A strategic radar jammer is supposed to be judged at a distance. Once its cabinets, cable runs, cooling layout, and test hardware are visible, the discussion changes from reputation to engineering. That is why the reported leak of internal imagery tied to Russia’s 1RL257 Krasukha-4 drew unusual attention. Exterior photos of electronic warfare systems are common enough, but interior views are far more consequential because they reveal how a high-power jammer is actually built, repaired, and upgraded. For a system meant to complicate an opponent’s radar picture, the loss of that secrecy matters almost as much as the loss of hardware itself.
The Krasukha-4 sits in a critical part of Russia’s electronic warfare architecture. Open technical descriptions portray it as a mobile ground system built to interfere with airborne and space-linked sensing, especially in X-band and Ku-band. Other public summaries describe an advertised reach of 150–300 km, a figure that matters less as a fixed promise than as an indicator of operational intent: the system is designed to contest radar and surveillance coverage from stand-off range, not from the front edge alone. In broader Russian doctrine, that places it alongside air defense and long-range fires as part of a layered effort to deny the electromagnetic spectrum to an opponent.
Its physical design helps explain both its value and its exposure. Publicly available references describe the complex as a multivehicle setup, often centered on two KamAZ-6350 trucks, one functioning as a command post and the other carrying the sensing and jamming equipment. That arrangement gives commanders mobility, but it also creates a larger maintenance burden, a bigger signature, and more subsystems that can fail under hard use. Internal imagery can sharpen outside estimates of all three. Rack spacing hints at serviceability. Connector density hints at fault isolation challenges. Cooling paths can reveal where thermal stress is likely to accumulate during sustained emissions.
That is the real engineering significance of the leak. Analysts do not need source code or classified waveforms to learn from the inside of a jammer. A clear look at module segregation, power distribution, shielding practices, and acceptance-test setups can show whether a system was built for rapid field replacement or depot-level repair, whether upgrades can be inserted by swapping standardized assemblies, and whether bottlenecks exist in components that are difficult to replace under sanctions or wartime production pressure. Even the style of documentation matters. If the material truly resembled an export-style production package, as suggested in the original reporting, then labels, staged photographs, and test artifacts may have exposed more than an internal maintenance file would.

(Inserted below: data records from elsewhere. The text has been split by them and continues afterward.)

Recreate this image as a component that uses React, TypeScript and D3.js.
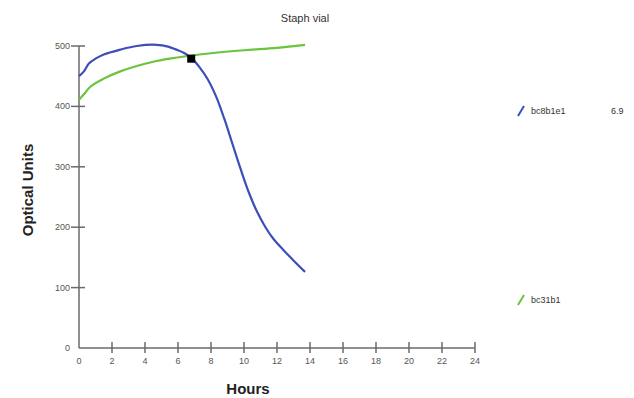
import * as d3 from "d3";

const hoursBlue = [0, 0.3, 0.6, 1.0, 1.5, 2.5, 3.5, 4.7, 5.4, 5.9, 6.4, 6.85, 7.3, 7.8, 8.3, 8.8, 9.3, 9.8, 10.3, 10.8, 11.3, 11.8, 12.4, 13.0, 13.7];
const valuesBlue = [450, 458, 471, 479, 486, 494, 500, 502, 499, 494, 488, 479, 465, 445, 417, 380, 338, 296, 257, 225, 200, 180, 162, 145, 126];
const hoursGreen = [0, 0.3, 0.7, 1.5, 2.5, 3.5, 4.5, 5.5, 6.5, 8, 10, 12, 13.7];
const valuesGreen = [411, 420, 433, 446, 458, 467, 474, 479, 483, 488, 493, 497, 502];
const xTicks = [0, 2, 4, 6, 8, 10, 12, 14, 16, 18, 20, 22, 24];
const yTicks = [0, 100, 200, 300, 400, 500];
const marker = { hour: 6.8, value: 479, label: "6.9" };
const legendNames = ["bc8b1e1", "bc31b1"];
const colors = ["#3b4fb8", "#6cc33d"];

const width = 634;
const height = 398;

export default function App() {
  const x = d3.scaleLinear([0, 24], [79, 475]);
  const y = d3.scaleLinear([0, 500], [348, 46]);
  const line = d3
    .line<[number, number]>()
    .x((d) => x(d[0]))
    .y((d) => y(d[1]))
    .curve(d3.curveCatmullRom.alpha(0.5));
  const blue = hoursBlue.map((h, i) => [h, valuesBlue[i]] as [number, number]);
  const green = hoursGreen.map((h, i) => [h, valuesGreen[i]] as [number, number]);
  const axisColor = "#6a6a6a";
  const font = "Liberation Sans, Arial, sans-serif";
  return (
    <svg
      width={width}
      height={height}
      style={{ position: "absolute", left: 0, top: 0 }}
      fontFamily={font}
    >
      <text x={305} y={22} fontSize={11} fill="#333" textAnchor="middle">
        Staph vial
      </text>
      {/* axes */}
      <line x1={x(0)} x2={x(0)} y1={y(0)} y2={y(500)} stroke={axisColor} strokeWidth={1.5} />
      <line x1={x(0)} x2={x(24)} y1={y(0)} y2={y(0)} stroke={axisColor} strokeWidth={1.5} />
      {yTicks.map((t) => (
        <g key={t}>
          {t > 0 && (
            <line x1={x(0) - 8} x2={x(0) + 6} y1={y(t)} y2={y(t)} stroke={axisColor} strokeWidth={1.5} />
          )}
          <text x={x(0) - 9} y={y(t) + 3} fontSize={9} fill="#555" textAnchor="end">
            {t}
          </text>
        </g>
      ))}
      {xTicks.map((t) => (
        <g key={t}>
          {t > 0 && (
            <line x1={x(t)} x2={x(t)} y1={y(0) - 6} y2={y(0) + 5} stroke={axisColor} strokeWidth={1.5} />
          )}
          <text x={x(t)} y={y(0) + 16} fontSize={9} fill="#555" textAnchor="middle">
            {t}
          </text>
        </g>
      ))}
      <text
        transform={`translate(33,190) rotate(-90)`}
        fontSize={15}
        fontWeight="bold"
        fill="#222"
        textAnchor="middle"
      >
        Optical Units
      </text>
      <text x={248} y={394} fontSize={15} fontWeight="bold" fill="#222" textAnchor="middle">
        Hours
      </text>
      {/* series */}
      <path d={line(green) ?? ""} fill="none" stroke={colors[1]} strokeWidth={2.2} />
      <path d={line(blue) ?? ""} fill="none" stroke={colors[0]} strokeWidth={2.2} />
      <rect x={x(marker.hour) - 4} y={y(marker.value) - 4} width={8} height={8} fill="#000" />
      {/* legend */}
      {legendNames.map((name, i) => {
        const ly = i === 0 ? 111 : 300;
        return (
          <g key={name}>
            <line x1={518} x2={524} y1={ly + 5} y2={ly - 5} stroke={colors[i]} strokeWidth={2} />
            <text x={531} y={ly + 3} fontSize={9} fill="#333">
              {name}
            </text>
          </g>
        );
      })}
      <text x={611} y={114} fontSize={9} fill="#333">
        {marker.label}
      </text>
    </svg>
  );
}
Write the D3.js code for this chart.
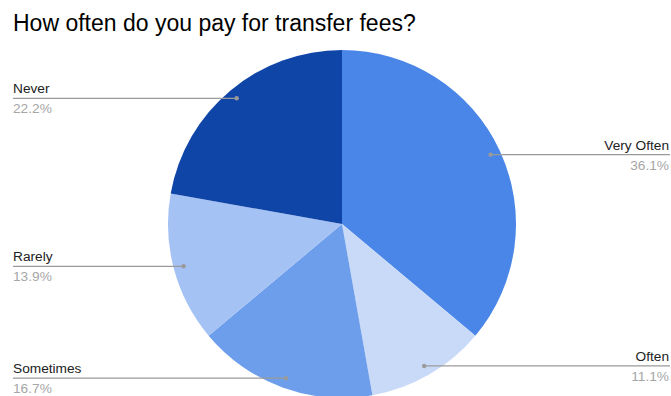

The Krasukha-4 also deserves context beyond the leak itself. Public reporting has long described it as a centerpiece of Russia’s strategic EW inventory, and one reference source notes it was first fielded in 2014. More recent writing on electronic attack underscores why such systems remain important: modern forces depend on radar, radio, satellite navigation, and drone links, and jammers are designed to raise the noise floor, distort returns, or break those links at decisive moments. In that environment, internal visibility is not a curiosity. It is actionable intelligence about how a spectrum weapon survives, how fast it can return to service, and where it may be easiest to counter. A parade image advertises power. An internal image reveals limits.